• _Recorded information_:
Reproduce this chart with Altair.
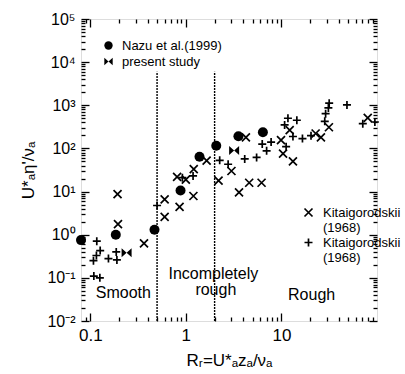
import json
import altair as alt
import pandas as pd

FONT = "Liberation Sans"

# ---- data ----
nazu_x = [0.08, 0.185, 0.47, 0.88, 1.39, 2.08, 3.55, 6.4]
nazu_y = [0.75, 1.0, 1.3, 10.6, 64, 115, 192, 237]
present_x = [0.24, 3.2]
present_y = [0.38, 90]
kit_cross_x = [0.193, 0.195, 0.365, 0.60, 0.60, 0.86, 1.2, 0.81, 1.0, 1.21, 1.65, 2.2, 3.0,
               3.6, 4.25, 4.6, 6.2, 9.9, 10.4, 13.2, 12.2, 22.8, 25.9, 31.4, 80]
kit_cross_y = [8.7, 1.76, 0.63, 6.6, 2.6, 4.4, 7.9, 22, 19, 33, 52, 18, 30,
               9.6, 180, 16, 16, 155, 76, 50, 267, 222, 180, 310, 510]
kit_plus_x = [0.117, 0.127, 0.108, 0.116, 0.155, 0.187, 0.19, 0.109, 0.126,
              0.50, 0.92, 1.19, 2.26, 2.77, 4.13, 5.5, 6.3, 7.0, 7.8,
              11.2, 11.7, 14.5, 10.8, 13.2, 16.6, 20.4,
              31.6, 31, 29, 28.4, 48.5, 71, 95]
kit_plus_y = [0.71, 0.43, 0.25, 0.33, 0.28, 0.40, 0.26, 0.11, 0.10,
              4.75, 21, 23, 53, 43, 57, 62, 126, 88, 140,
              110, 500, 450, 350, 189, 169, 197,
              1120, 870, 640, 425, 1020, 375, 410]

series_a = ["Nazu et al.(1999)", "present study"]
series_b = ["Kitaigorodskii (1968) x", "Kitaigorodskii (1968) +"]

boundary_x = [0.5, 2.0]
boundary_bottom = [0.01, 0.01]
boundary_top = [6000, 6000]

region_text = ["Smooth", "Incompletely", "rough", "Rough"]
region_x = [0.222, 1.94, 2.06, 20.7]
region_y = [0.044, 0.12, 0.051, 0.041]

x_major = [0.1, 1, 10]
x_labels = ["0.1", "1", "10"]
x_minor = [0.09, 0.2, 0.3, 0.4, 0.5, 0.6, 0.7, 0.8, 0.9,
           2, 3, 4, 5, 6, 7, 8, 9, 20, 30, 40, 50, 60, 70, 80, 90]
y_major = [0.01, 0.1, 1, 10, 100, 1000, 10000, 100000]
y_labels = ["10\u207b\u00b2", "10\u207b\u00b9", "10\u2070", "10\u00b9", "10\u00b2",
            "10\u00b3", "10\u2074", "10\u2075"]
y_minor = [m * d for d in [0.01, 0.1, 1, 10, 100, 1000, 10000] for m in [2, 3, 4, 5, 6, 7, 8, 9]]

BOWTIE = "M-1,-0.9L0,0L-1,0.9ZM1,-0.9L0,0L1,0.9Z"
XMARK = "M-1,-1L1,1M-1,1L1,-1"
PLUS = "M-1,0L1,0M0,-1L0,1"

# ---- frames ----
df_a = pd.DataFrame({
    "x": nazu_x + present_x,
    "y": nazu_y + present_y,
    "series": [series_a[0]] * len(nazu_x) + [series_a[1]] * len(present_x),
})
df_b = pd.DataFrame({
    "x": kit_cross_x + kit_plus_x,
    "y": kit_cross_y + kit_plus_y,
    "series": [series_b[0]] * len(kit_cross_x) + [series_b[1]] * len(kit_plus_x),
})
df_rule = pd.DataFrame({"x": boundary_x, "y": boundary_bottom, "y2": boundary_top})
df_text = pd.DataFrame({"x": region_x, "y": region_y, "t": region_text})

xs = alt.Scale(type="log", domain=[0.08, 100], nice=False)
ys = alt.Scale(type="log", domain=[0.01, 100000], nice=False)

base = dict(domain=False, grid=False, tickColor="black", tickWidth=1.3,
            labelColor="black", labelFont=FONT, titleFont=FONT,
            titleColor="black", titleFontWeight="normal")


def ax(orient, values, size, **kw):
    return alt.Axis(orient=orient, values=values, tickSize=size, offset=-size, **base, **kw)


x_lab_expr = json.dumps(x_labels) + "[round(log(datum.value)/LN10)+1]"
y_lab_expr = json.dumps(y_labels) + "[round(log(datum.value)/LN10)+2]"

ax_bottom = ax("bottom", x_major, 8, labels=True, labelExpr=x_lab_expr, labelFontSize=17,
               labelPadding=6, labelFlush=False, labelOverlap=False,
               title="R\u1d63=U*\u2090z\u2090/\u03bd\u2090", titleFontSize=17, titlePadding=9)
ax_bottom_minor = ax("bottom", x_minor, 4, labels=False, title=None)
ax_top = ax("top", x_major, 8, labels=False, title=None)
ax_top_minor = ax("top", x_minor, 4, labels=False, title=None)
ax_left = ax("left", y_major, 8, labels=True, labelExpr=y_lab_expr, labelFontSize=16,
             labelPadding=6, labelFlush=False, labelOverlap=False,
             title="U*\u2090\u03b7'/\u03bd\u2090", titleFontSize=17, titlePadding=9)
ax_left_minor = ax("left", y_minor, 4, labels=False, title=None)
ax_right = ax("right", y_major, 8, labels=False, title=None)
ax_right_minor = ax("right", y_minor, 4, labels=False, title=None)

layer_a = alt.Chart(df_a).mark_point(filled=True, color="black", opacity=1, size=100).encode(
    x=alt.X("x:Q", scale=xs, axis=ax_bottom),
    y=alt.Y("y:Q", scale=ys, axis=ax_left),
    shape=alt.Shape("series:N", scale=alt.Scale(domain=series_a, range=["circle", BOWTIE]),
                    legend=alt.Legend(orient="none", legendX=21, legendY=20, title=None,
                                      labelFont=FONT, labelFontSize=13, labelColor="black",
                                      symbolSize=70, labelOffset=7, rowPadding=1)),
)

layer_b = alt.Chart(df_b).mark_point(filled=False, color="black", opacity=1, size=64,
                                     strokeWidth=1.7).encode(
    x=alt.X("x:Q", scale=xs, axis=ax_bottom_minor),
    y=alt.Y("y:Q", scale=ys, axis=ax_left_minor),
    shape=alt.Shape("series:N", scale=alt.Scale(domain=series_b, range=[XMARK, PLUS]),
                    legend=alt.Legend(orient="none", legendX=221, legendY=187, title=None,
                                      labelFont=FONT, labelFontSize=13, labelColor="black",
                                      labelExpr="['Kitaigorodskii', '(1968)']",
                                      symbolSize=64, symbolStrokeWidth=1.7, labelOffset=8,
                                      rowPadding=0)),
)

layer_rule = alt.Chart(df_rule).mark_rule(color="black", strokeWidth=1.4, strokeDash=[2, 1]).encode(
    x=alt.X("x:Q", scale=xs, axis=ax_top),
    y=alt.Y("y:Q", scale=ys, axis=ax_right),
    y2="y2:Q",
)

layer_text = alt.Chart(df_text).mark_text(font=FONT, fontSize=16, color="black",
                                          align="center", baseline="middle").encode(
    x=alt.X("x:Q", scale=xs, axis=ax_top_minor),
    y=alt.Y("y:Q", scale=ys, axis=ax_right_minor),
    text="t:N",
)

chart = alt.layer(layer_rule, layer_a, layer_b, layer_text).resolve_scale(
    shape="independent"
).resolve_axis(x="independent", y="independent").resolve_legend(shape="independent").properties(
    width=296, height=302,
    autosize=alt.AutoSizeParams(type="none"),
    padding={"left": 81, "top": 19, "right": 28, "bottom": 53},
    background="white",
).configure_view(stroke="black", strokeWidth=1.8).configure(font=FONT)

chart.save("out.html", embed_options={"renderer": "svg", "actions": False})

• _Stated task_:
Copy all the lines of data exactly as they appear, dropping any images.

• _Exercise answer_:
Reproduce this chart with Altair.
import json
import altair as alt
import pandas as pd

FONT = "Liberation Sans"

# ---- data ----
nazu_x = [0.08, 0.185, 0.47, 0.88, 1.39, 2.08, 3.55, 6.4]
nazu_y = [0.75, 1.0, 1.3, 10.6, 64, 115, 192, 237]
present_x = [0.24, 3.2]
present_y = [0.38, 90]
kit_cross_x = [0.193, 0.195, 0.365, 0.60, 0.60, 0.86, 1.2, 0.81, 1.0, 1.21, 1.65, 2.2, 3.0,
               3.6, 4.25, 4.6, 6.2, 9.9, 10.4, 13.2, 12.2, 22.8, 25.9, 31.4, 80]
kit_cross_y = [8.7, 1.76, 0.63, 6.6, 2.6, 4.4, 7.9, 22, 19, 33, 52, 18, 30,
               9.6, 180, 16, 16, 155, 76, 50, 267, 222, 180, 310, 510]
kit_plus_x = [0.117, 0.127, 0.108, 0.116, 0.155, 0.187, 0.19, 0.109, 0.126,
              0.50, 0.92, 1.19, 2.26, 2.77, 4.13, 5.5, 6.3, 7.0, 7.8,
              11.2, 11.7, 14.5, 10.8, 13.2, 16.6, 20.4,
              31.6, 31, 29, 28.4, 48.5, 71, 95]
kit_plus_y = [0.71, 0.43, 0.25, 0.33, 0.28, 0.40, 0.26, 0.11, 0.10,
              4.75, 21, 23, 53, 43, 57, 62, 126, 88, 140,
              110, 500, 450, 350, 189, 169, 197,
              1120, 870, 640, 425, 1020, 375, 410]

series_a = ["Nazu et al.(1999)", "present study"]
series_b = ["Kitaigorodskii (1968) x", "Kitaigorodskii (1968) +"]

boundary_x = [0.5, 2.0]
boundary_bottom = [0.01, 0.01]
boundary_top = [6000, 6000]

region_text = ["Smooth", "Incompletely", "rough", "Rough"]
region_x = [0.222, 1.94, 2.06, 20.7]
region_y = [0.044, 0.12, 0.051, 0.041]

x_major = [0.1, 1, 10]
x_labels = ["0.1", "1", "10"]
x_minor = [0.09, 0.2, 0.3, 0.4, 0.5, 0.6, 0.7, 0.8, 0.9,
           2, 3, 4, 5, 6, 7, 8, 9, 20, 30, 40, 50, 60, 70, 80, 90]
y_major = [0.01, 0.1, 1, 10, 100, 1000, 10000, 100000]
y_labels = ["10\u207b\u00b2", "10\u207b\u00b9", "10\u2070", "10\u00b9", "10\u00b2",
            "10\u00b3", "10\u2074", "10\u2075"]
y_minor = [m * d for d in [0.01, 0.1, 1, 10, 100, 1000, 10000] for m in [2, 3, 4, 5, 6, 7, 8, 9]]

BOWTIE = "M-1,-0.9L0,0L-1,0.9ZM1,-0.9L0,0L1,0.9Z"
XMARK = "M-1,-1L1,1M-1,1L1,-1"
PLUS = "M-1,0L1,0M0,-1L0,1"

# ---- frames ----
df_a = pd.DataFrame({
    "x": nazu_x + present_x,
    "y": nazu_y + present_y,
    "series": [series_a[0]] * len(nazu_x) + [series_a[1]] * len(present_x),
})
df_b = pd.DataFrame({
    "x": kit_cross_x + kit_plus_x,
    "y": kit_cross_y + kit_plus_y,
    "series": [series_b[0]] * len(kit_cross_x) + [series_b[1]] * len(kit_plus_x),
})
df_rule = pd.DataFrame({"x": boundary_x, "y": boundary_bottom, "y2": boundary_top})
df_text = pd.DataFrame({"x": region_x, "y": region_y, "t": region_text})

xs = alt.Scale(type="log", domain=[0.08, 100], nice=False)
ys = alt.Scale(type="log", domain=[0.01, 100000], nice=False)

base = dict(domain=False, grid=False, tickColor="black", tickWidth=1.3,
            labelColor="black", labelFont=FONT, titleFont=FONT,
            titleColor="black", titleFontWeight="normal")


def ax(orient, values, size, **kw):
    return alt.Axis(orient=orient, values=values, tickSize=size, offset=-size, **base, **kw)


x_lab_expr = json.dumps(x_labels) + "[round(log(datum.value)/LN10)+1]"
y_lab_expr = json.dumps(y_labels) + "[round(log(datum.value)/LN10)+2]"

ax_bottom = ax("bottom", x_major, 8, labels=True, labelExpr=x_lab_expr, labelFontSize=17,
               labelPadding=6, labelFlush=False, labelOverlap=False,
               title="R\u1d63=U*\u2090z\u2090/\u03bd\u2090", titleFontSize=17, titlePadding=9)
ax_bottom_minor = ax("bottom", x_minor, 4, labels=False, title=None)
ax_top = ax("top", x_major, 8, labels=False, title=None)
ax_top_minor = ax("top", x_minor, 4, labels=False, title=None)
ax_left = ax("left", y_major, 8, labels=True, labelExpr=y_lab_expr, labelFontSize=16,
             labelPadding=6, labelFlush=False, labelOverlap=False,
             title="U*\u2090\u03b7'/\u03bd\u2090", titleFontSize=17, titlePadding=9)
ax_left_minor = ax("left", y_minor, 4, labels=False, title=None)
ax_right = ax("right", y_major, 8, labels=False, title=None)
ax_right_minor = ax("right", y_minor, 4, labels=False, title=None)

layer_a = alt.Chart(df_a).mark_point(filled=True, color="black", opacity=1, size=100).encode(
    x=alt.X("x:Q", scale=xs, axis=ax_bottom),
    y=alt.Y("y:Q", scale=ys, axis=ax_left),
    shape=alt.Shape("series:N", scale=alt.Scale(domain=series_a, range=["circle", BOWTIE]),
                    legend=alt.Legend(orient="none", legendX=21, legendY=20, title=None,
                                      labelFont=FONT, labelFontSize=13, labelColor="black",
                                      symbolSize=70, labelOffset=7, rowPadding=1)),
)

layer_b = alt.Chart(df_b).mark_point(filled=False, color="black", opacity=1, size=64,
                                     strokeWidth=1.7).encode(
    x=alt.X("x:Q", scale=xs, axis=ax_bottom_minor),
    y=alt.Y("y:Q", scale=ys, axis=ax_left_minor),
    shape=alt.Shape("series:N", scale=alt.Scale(domain=series_b, range=[XMARK, PLUS]),
                    legend=alt.Legend(orient="none", legendX=221, legendY=187, title=None,
                                      labelFont=FONT, labelFontSize=13, labelColor="black",
                                      labelExpr="['Kitaigorodskii', '(1968)']",
                                      symbolSize=64, symbolStrokeWidth=1.7, labelOffset=8,
                                      rowPadding=0)),
)

layer_rule = alt.Chart(df_rule).mark_rule(color="black", strokeWidth=1.4, strokeDash=[2, 1]).encode(
    x=alt.X("x:Q", scale=xs, axis=ax_top),
    y=alt.Y("y:Q", scale=ys, axis=ax_right),
    y2="y2:Q",
)

layer_text = alt.Chart(df_text).mark_text(font=FONT, fontSize=16, color="black",
                                          align="center", baseline="middle").encode(
    x=alt.X("x:Q", scale=xs, axis=ax_top_minor),
    y=alt.Y("y:Q", scale=ys, axis=ax_right_minor),
    text="t:N",
)

chart = alt.layer(layer_rule, layer_a, layer_b, layer_text).resolve_scale(
    shape="independent"
).resolve_axis(x="independent", y="independent").resolve_legend(shape="independent").properties(
    width=296, height=302,
    autosize=alt.AutoSizeParams(type="none"),
    padding={"left": 81, "top": 19, "right": 28, "bottom": 53},
    background="white",
).configure_view(stroke="black", strokeWidth=1.8).configure(font=FONT)

chart.save("out.html", embed_options={"renderer": "svg", "actions": False})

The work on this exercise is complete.